== TASK INPUTS ==

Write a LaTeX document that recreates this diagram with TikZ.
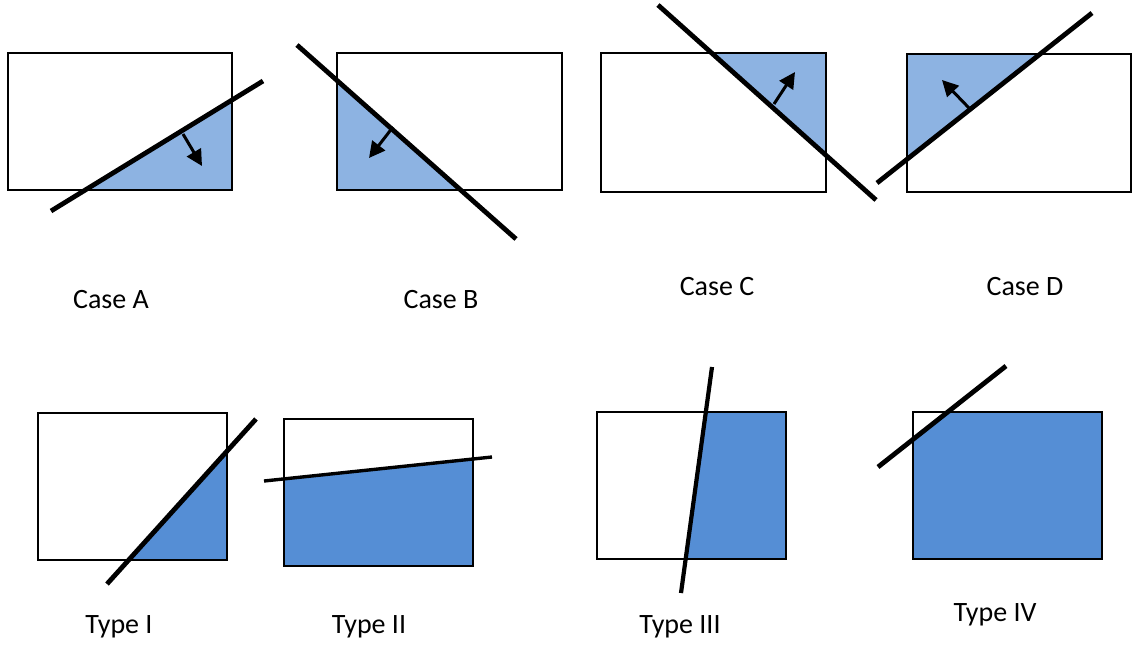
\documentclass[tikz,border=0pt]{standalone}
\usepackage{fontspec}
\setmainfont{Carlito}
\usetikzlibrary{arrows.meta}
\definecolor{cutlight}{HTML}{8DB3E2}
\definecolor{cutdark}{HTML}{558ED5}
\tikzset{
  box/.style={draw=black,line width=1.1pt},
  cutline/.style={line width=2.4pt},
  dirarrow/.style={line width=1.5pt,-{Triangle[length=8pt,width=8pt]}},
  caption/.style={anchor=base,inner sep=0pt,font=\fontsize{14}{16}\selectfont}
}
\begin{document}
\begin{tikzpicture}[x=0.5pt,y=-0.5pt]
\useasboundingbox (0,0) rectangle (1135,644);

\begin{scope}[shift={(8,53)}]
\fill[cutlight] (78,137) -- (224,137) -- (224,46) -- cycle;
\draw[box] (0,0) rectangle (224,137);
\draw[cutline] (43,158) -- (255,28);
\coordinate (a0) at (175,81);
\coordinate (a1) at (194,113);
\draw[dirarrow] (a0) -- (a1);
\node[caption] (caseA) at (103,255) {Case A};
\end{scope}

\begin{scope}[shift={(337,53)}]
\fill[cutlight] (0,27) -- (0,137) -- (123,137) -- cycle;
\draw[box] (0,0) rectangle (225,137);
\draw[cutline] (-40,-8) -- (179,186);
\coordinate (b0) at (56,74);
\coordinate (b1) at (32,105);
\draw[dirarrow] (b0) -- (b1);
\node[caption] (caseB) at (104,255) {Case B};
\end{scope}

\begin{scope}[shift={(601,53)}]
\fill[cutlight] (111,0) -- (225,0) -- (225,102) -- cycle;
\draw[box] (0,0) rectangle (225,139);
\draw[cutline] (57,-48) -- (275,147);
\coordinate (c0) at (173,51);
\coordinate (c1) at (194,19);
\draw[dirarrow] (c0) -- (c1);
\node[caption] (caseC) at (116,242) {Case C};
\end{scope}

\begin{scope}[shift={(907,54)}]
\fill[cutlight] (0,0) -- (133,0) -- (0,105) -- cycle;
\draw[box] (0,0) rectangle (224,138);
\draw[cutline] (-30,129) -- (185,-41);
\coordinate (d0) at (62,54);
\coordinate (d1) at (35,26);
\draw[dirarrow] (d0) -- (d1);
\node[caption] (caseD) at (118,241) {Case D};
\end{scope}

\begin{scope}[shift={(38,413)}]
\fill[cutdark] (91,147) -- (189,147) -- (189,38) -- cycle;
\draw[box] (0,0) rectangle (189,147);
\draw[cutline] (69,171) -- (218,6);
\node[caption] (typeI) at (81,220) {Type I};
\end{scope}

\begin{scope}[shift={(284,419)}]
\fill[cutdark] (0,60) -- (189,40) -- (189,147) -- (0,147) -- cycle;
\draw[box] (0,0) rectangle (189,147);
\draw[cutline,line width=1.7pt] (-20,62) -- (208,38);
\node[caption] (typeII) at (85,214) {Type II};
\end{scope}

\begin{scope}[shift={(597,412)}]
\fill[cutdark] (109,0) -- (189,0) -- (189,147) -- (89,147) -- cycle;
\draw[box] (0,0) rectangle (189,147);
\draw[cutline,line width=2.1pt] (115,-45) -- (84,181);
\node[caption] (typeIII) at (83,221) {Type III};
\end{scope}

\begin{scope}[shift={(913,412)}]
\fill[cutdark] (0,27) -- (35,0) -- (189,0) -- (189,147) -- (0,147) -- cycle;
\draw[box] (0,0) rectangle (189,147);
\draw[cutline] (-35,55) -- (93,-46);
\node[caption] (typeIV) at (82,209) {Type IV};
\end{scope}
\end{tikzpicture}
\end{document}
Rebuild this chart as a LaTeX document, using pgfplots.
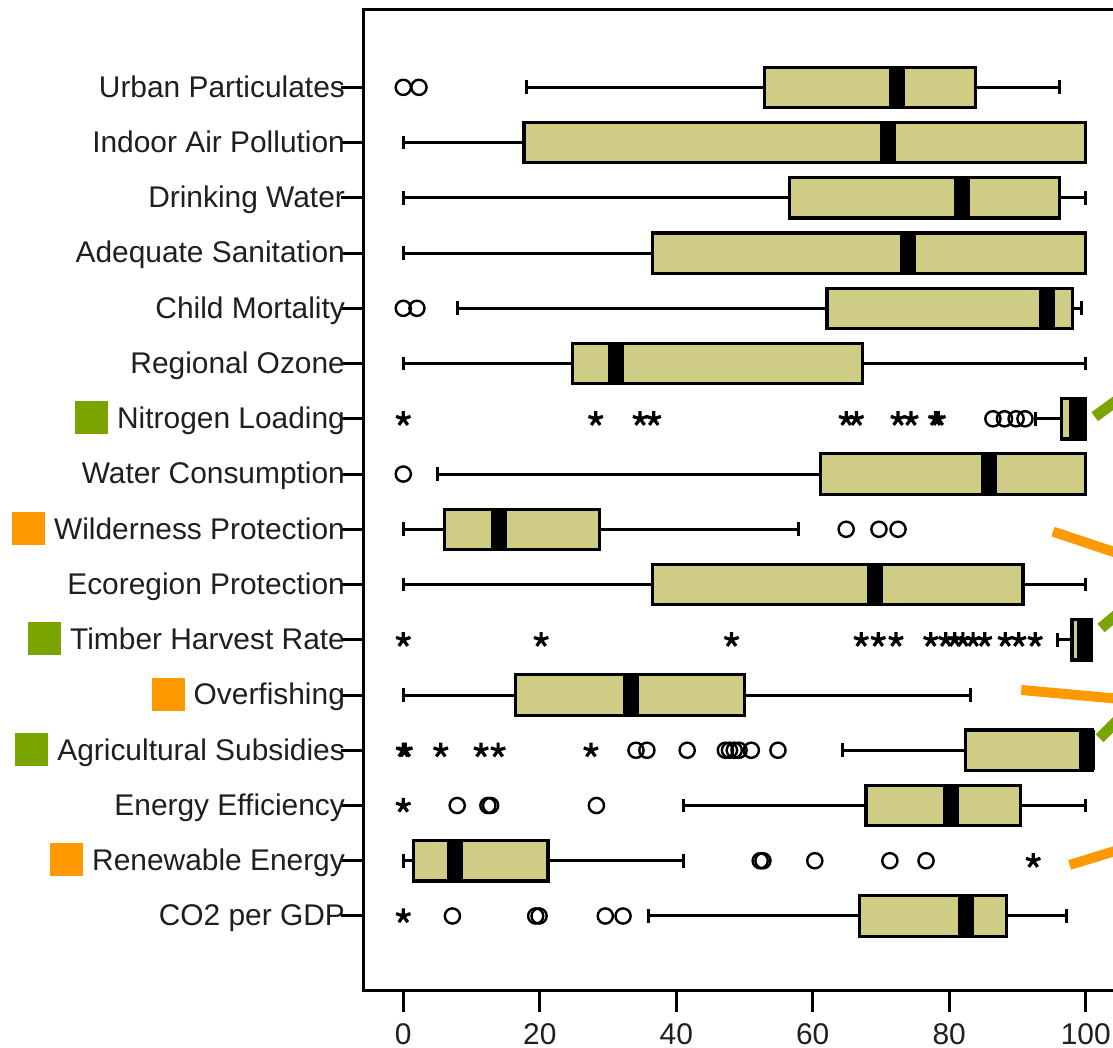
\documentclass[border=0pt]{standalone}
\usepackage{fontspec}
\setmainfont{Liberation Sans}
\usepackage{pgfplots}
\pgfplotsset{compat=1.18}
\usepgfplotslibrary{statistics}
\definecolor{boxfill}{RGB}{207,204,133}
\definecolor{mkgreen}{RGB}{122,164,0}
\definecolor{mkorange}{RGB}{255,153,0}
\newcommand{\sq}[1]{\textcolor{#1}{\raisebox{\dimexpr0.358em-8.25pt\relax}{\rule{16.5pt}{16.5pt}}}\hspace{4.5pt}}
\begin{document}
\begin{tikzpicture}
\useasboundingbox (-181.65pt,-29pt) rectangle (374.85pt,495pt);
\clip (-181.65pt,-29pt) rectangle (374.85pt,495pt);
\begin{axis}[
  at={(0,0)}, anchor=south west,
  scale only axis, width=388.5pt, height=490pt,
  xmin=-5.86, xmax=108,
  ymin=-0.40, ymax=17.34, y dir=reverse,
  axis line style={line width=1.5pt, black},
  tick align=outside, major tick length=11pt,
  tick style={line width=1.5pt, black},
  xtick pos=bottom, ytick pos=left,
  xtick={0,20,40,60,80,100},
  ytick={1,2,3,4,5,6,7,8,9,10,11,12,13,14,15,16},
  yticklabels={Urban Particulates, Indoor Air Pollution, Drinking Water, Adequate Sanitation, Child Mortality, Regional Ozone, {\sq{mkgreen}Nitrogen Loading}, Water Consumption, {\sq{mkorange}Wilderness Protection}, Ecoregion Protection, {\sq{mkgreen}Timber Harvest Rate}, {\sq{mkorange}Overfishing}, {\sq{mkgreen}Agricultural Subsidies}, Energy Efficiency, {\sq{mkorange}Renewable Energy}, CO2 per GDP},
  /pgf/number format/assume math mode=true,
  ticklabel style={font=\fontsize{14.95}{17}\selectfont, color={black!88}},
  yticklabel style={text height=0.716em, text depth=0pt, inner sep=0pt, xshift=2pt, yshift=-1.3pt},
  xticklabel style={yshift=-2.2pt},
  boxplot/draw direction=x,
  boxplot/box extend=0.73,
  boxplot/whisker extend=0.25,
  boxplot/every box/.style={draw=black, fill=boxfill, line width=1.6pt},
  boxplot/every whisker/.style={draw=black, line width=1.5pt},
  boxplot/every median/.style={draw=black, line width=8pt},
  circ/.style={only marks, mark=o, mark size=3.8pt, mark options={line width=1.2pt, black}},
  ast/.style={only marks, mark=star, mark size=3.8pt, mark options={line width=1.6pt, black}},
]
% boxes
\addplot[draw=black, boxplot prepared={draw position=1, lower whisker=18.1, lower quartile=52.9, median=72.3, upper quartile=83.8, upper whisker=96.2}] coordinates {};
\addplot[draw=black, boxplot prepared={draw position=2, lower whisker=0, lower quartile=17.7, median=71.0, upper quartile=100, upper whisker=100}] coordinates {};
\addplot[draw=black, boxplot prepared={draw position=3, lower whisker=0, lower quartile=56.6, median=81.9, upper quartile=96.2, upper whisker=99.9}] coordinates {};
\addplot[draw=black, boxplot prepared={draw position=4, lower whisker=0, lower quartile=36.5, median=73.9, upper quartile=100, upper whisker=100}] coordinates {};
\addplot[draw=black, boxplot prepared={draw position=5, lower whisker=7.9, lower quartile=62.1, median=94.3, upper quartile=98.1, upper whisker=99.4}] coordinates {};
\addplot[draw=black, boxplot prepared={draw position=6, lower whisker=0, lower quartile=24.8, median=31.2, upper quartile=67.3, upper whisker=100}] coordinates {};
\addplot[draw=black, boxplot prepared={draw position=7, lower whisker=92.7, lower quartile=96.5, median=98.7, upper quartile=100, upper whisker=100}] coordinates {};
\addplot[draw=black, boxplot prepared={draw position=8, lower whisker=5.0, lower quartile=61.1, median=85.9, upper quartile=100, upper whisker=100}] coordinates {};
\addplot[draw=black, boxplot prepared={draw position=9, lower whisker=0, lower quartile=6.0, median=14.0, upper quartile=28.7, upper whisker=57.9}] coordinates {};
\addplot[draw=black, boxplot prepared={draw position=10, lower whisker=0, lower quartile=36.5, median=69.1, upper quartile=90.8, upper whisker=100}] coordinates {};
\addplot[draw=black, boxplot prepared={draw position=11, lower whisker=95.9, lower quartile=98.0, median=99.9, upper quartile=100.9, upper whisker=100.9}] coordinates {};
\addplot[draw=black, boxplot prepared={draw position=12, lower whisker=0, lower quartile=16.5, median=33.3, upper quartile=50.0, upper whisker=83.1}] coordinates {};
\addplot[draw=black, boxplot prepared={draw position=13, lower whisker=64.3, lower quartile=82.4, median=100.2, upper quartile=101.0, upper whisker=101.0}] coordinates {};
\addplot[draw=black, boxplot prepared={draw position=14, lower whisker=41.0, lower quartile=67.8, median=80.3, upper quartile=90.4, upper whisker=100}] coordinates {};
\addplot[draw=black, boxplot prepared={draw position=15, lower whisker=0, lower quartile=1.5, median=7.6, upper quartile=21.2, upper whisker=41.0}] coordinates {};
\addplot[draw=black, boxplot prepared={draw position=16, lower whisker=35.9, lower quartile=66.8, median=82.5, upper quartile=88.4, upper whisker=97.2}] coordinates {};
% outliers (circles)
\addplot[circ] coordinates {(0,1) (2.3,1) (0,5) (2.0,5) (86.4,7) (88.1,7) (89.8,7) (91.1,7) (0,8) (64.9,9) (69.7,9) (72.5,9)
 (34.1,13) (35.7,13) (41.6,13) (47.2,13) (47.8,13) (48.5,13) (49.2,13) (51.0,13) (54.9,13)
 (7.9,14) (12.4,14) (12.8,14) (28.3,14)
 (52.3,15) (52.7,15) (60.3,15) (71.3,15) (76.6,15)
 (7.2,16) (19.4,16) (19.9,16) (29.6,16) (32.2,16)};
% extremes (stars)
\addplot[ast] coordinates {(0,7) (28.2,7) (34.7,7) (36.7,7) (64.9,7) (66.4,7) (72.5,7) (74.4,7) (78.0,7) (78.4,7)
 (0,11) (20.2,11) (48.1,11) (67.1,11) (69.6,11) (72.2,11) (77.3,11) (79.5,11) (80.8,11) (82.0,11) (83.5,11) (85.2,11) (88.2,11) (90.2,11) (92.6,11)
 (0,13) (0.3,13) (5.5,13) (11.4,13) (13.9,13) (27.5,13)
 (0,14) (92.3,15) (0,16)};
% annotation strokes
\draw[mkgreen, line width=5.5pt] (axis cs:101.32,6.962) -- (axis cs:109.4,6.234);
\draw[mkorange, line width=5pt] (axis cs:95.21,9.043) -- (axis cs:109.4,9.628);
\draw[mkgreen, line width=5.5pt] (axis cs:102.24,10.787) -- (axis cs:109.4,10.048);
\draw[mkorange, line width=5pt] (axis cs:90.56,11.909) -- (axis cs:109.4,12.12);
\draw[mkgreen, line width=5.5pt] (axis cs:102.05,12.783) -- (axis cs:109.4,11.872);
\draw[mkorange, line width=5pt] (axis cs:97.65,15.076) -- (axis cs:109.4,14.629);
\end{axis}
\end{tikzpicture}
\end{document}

===

Exactly as written, repeat the lines from the beginning of the entries up to and including the line with "(0,0) rectangle (1135,644);", but not the pictures.

Write a LaTeX document that recreates this diagram with TikZ.
\documentclass[tikz,border=0pt]{standalone}
\usepackage{fontspec}
\setmainfont{Carlito}
\usetikzlibrary{arrows.meta}
\definecolor{cutlight}{HTML}{8DB3E2}
\definecolor{cutdark}{HTML}{558ED5}
\tikzset{
  box/.style={draw=black,line width=1.1pt},
  cutline/.style={line width=2.4pt},
  dirarrow/.style={line width=1.5pt,-{Triangle[length=8pt,width=8pt]}},
  caption/.style={anchor=base,inner sep=0pt,font=\fontsize{14}{16}\selectfont}
}
\begin{document}
\begin{tikzpicture}[x=0.5pt,y=-0.5pt]
\useasboundingbox (0,0) rectangle (1135,644);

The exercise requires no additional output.